Because changing data can change model behavior just as much as changing code.

What is lineage?

Lineage is the trace from data and code to the live deployed model.

Can Git alone solve MLOps versioning?

No. You also need versioned data, experiment tracking, and registry-backed artifacts.

Why is rollback hard without versioning?

Because you may not know what the last stable model actually was.

Intermediate

What should be attached to a registry entry?

Metrics, dataset version, code version, environment version, ownership, and approval status.

What is the difference between experiment tracking and model versioning?

Experiment tracking records candidate runs. Model versioning records approved artifacts ready for promotion.

Why should dataset versions be immutable?

So the same version always means the same content for reproducibility and auditability.

What is the biggest anti-pattern in version naming?

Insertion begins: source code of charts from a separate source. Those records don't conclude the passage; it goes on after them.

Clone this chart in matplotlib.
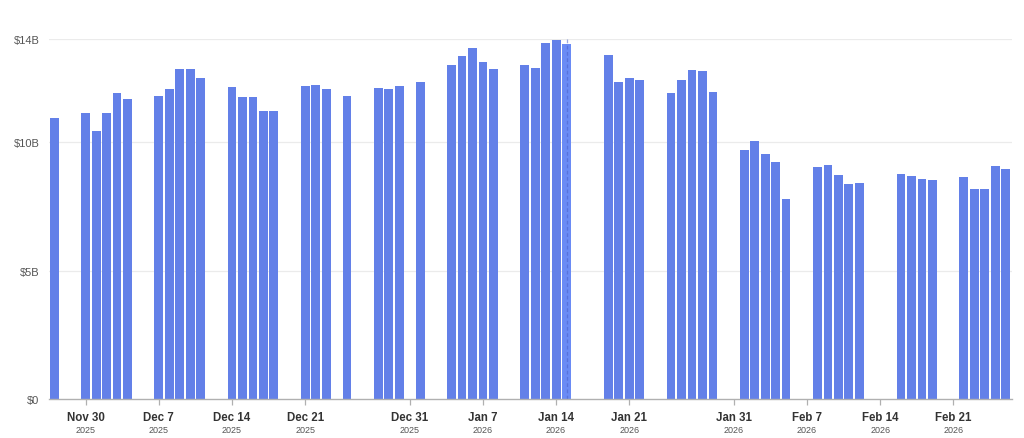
import matplotlib
matplotlib.use("Agg")
import matplotlib.pyplot as plt
import matplotlib.dates as mdates
import matplotlib.transforms as mtransforms
import pandas as pd
import numpy as np

# ---- data ----
trading_days = pd.bdate_range("2025-11-28", "2026-02-27")
holidays = pd.to_datetime(["2025-12-25", "2026-01-01", "2026-01-19", "2026-02-16"])
# days where the chart has no bar (holidays plus early-December gap etc.)
dates = [d for d in trading_days if d not in holidays]

values_b = [
    10.94,                                  # Nov 28
    11.15, 10.42, 11.15, 11.90, 11.68,      # Dec 1-5
    11.80, 12.08, 12.84, 12.86, 12.51,      # Dec 8-12
    12.16, 11.76, 11.76, 11.21, 11.20,      # Dec 15-19
    12.20, 12.23, 12.07, 11.80,             # Dec 22-24, 26
    12.11, 12.06, 12.20, 12.33,             # Dec 29-31, Jan 2
    13.00, 13.36, 13.65, 13.12, 12.86,      # Jan 5-9
    12.99, 12.87, 13.85, 13.98, 13.83,      # Jan 12-16
    13.38, 12.33, 12.51, 12.40,             # Jan 20-23
    11.93, 12.42, 12.81, 12.76, 11.95,      # Jan 26-30
    9.71, 10.03, 9.53, 9.21, 7.79,          # Feb 2-6
    9.05, 9.10, 8.72, 8.39, 8.41,           # Feb 9-13
    8.75, 8.70, 8.55, 8.51,                 # Feb 17-20
    8.63, 8.19, 8.19, 9.07, 8.96,           # Feb 23-27
]

tick_dates = ["2025-11-30", "2025-12-07", "2025-12-14", "2025-12-21", "2025-12-31",
              "2026-01-07", "2026-01-14", "2026-01-21", "2026-01-31", "2026-02-07",
              "2026-02-14", "2026-02-21"]
tick_main = ["Nov 30", "Dec 7", "Dec 14", "Dec 21", "Dec 31", "Jan 7", "Jan 14",
             "Jan 21", "Jan 31", "Feb 7", "Feb 14", "Feb 21"]
tick_year = ["2025", "2025", "2025", "2025", "2025", "2026", "2026", "2026",
             "2026", "2026", "2026", "2026"]

y_ticks = [0, 5, 10, 14]
y_labels = ["$0", "$5B", "$10B", "$14B"]

hover_date = "2026-01-16"

# ---- plot ----
plt.rcParams["font.family"] = ["Liberation Sans", "DejaVu Sans"]

W, H = 1024, 439
fig = plt.figure(figsize=(W / 100, H / 100), dpi=100)
ax = fig.add_axes([49.3 / W, (H - 400.3) / H, (1011.7 - 49.3) / W, (400.3 - 40.3) / H])

# bars are displayed one day earlier than the trading date (timezone shift)
disp = [mdates.date2num(d - pd.Timedelta(days=1)) for d in dates]
bar_color = "#6380E8"
hover_num = mdates.date2num(pd.Timestamp(hover_date) - pd.Timedelta(days=1))
colors = ["#6A8BF5" if abs(x - hover_num) < 0.01 else bar_color for x in disp]

ax.bar(disp, values_b, width=0.84, color=colors, zorder=3, linewidth=0)

ax.set_xlim(disp[0] - 0.48, disp[-1] + 0.58)
ax.set_ylim(0, 14)

# grid
for y in y_ticks[1:]:
    ax.axhline(y, color="#EBEBEB", lw=0.9, zorder=1)

for s in ["top", "right", "left"]:
    ax.spines[s].set_visible(False)
ax.spines["bottom"].set_color("#B0B0B0")
ax.spines["bottom"].set_linewidth(1.0)
ax.spines["bottom"].set_zorder(4)

ax.set_yticks(y_ticks)
ax.set_yticklabels(y_labels, fontsize=8, color="#555555")
ax.tick_params(axis="y", length=0, pad=7)

tick_nums = [mdates.date2num(pd.Timestamp(t)) for t in tick_dates]
ax.set_xticks(tick_nums)
ax.set_xticklabels([""] * len(tick_nums))
ax.tick_params(axis="x", length=4, width=0.9, color="#B0B0B0")

trans = mtransforms.blended_transform_factory(ax.transData, ax.transAxes)
ax_h_px = 400.3 - 40.3
for x, m, yv in zip(tick_nums, tick_main, tick_year):
    ax.text(x, -(418 - 400.3) / ax_h_px, m, transform=trans, ha="center", va="center",
            fontsize=8.3, fontweight="bold", color="#333333")
    ax.text(x, -(430.5 - 400.3) / ax_h_px, yv, transform=trans, ha="center", va="center",
            fontsize=6.5, color="#555555")

# hover crosshair
ax.axvline(hover_num, ymin=0, ymax=1.005, color="#4A5FC8", lw=0.9, ls=(0, (3, 2)),
           alpha=0.55, zorder=4, clip_on=False)

fig.savefig("out.png", dpi=100)
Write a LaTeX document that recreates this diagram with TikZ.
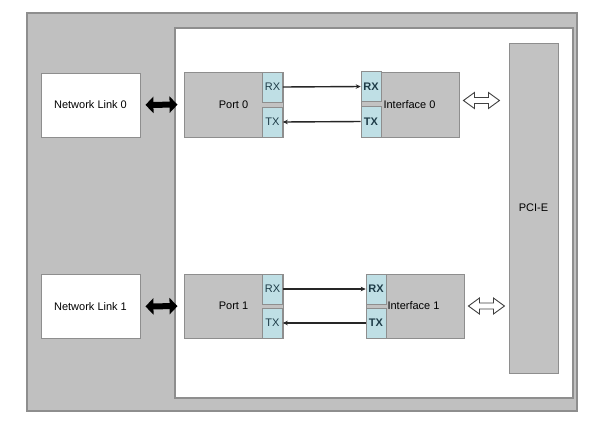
\documentclass[tikz,border=0pt]{standalone}
\usepackage{fontspec}
\setmainfont{Liberation Sans}
\usetikzlibrary{arrows.meta,calc}
\definecolor{bggray}{HTML}{C0C0C0}
\definecolor{edgegray}{HTML}{8E8E8E}
\definecolor{boxgray}{HTML}{C2C2C2}
\definecolor{cellblue}{HTML}{BFDFE5}
\definecolor{celltext}{HTML}{1E3C48}
\begin{document}
\begin{tikzpicture}[x=1pt,y=-1pt,
  every node/.style={inner sep=0pt, font=\fontsize{11}{13}\selectfont},
  frame/.style={draw=edgegray, line width=1.4pt},
  linkbox/.style={draw=edgegray, line width=0.9pt, fill=white, minimum width=99pt, minimum height=64pt},
  blockbox/.style={draw=edgegray, line width=0.9pt, fill=boxgray},
  cellbox/.style={draw=edgegray, line width=0.6pt, fill=cellblue, minimum width=20pt, minimum height=30pt, text=celltext},
  boldcell/.style={cellbox, font=\fontsize{11}{13}\selectfont\bfseries},
  bigarrow/.style={line width=6pt, {Triangle[length=8pt,width=16pt]}-{Triangle[length=8pt,width=16pt]}},
  hollowarrow/.style={draw=black!75, fill=white, line width=0.9pt, line join=miter},
  sigarrow/.style={line width=1.4pt, draw=black!85, -{Stealth[length=5pt,width=4.5pt]}}
]
\useasboundingbox (0,0) rectangle (596,421);
\fill[white] (0,0) rectangle (596,421);
% outer gray frame
\node[frame, fill=bggray, minimum width=550pt, minimum height=398pt] (outer) at (302,212) {};
% inner white area
\node[frame, fill=white, minimum width=398pt, minimum height=370pt] (inner) at (374,213) {};

% network links
\node[linkbox] (nl0) at (90.5,105) {Network Link 0};
\node[linkbox] (nl1) at (90.5,306.5) {Network Link 1};

% ports
\node[blockbox, minimum width=99pt, minimum height=65pt] (p0) at (233.5,104.5) {Port 0};
\node[cellbox] (p0rx) at (272.5,87) {RX};
\node[cellbox] (p0tx) at (272.5,122) {TX};
\node[blockbox, minimum width=99pt, minimum height=64pt] (p1) at (233.5,306) {Port 1};
\node[cellbox] (p1rx) at (272.5,289) {RX};
\node[cellbox] (p1tx) at (272.5,323) {TX};

% interfaces
\node[blockbox, minimum width=98pt, minimum height=65pt] (i0) at (410,104.5) {\hspace*{-1pt}Interface 0};
\node[boldcell] (i0rx) at (371,86.5) {RX};
\node[boldcell, minimum height=31pt] (i0tx) at (371,121.5) {TX};
\node[blockbox, minimum width=98pt, minimum height=64pt] (i1) at (415,306) {\hspace*{-3pt}Interface 1};
\node[boldcell] (i1rx) at (376,289) {RX};
\node[boldcell] (i1tx) at (376,323) {TX};

% PCI-E
\node[blockbox, minimum width=49pt, minimum height=330pt] (pcie) at (533.5,208) {PCI-E};

% link arrows
\draw[bigarrow, shorten <=5pt, shorten >=6pt] (nl0.east) -- (p0.west);
\draw[bigarrow, shorten <=5pt, shorten >=6pt] (nl1.east) -- (p1.west);

% signal arrows
\draw[sigarrow] (p0rx.east) -- (i0rx.west);
\draw[sigarrow] (i0tx.west) -- (p0tx.east);
\draw[sigarrow] (p1rx.east) -- (i1rx.west);
\draw[sigarrow] (i1tx.west) -- (p1tx.east);

% PCI-E hollow double arrows
\coordinate (a0) at ($(i0.east)+(4,-4)$);
\coordinate (a1) at ($(i1.east)+(4,0)$);
\foreach \a in {a0,a1}{
  \draw[hollowarrow] (\a) -- ++(11,-8) -- ++(0,5) -- ++(14,0) -- ++(0,-5) -- ++(11,8)
    -- ++(-11,8) -- ++(0,-5) -- ++(-14,0) -- ++(0,5) -- cycle;
}
\end{tikzpicture}
\end{document}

Human labels like final-final-v2 because they are ambiguous and break traceability.

Why store deployment metadata too?

Because knowing what was trained is not enough; you also need to know what was actually deployed.

Scenario-based

A regulator asks which data produced the live underwriting model. What do you provide?

The deployed model version, dataset version, code commit, validation report, and approval trail.

A release failed, but the model file was replaced in place. What lesson should the team take?

Never mutate production artifacts in place; publish immutable versions and promote by reference.

A dataset owner republishes data under the same path. Why is that dangerous?

It breaks reproducibility because historical runs no longer reference stable content.

A retrained model performs worse, but no code changed. Where do you investigate first?

Investigate dataset versions, label quality, and feature freshness first.

Two teams train the same model name with different datasets. How do you prevent confusion?

Use explicit versioning, clear ownership metadata, and promotion policies in the registry.

🌐 Real-world Usage

Finance, healthcare, and insurance teams depend on lineage for audit and rollback. Consumer platforms rely on it to compare candidates and recover from regressions quickly.

📝 Summary

If you cannot trace a production model back to exact data and code, you do not really control it. Versioning is the backbone of reliable MLOps.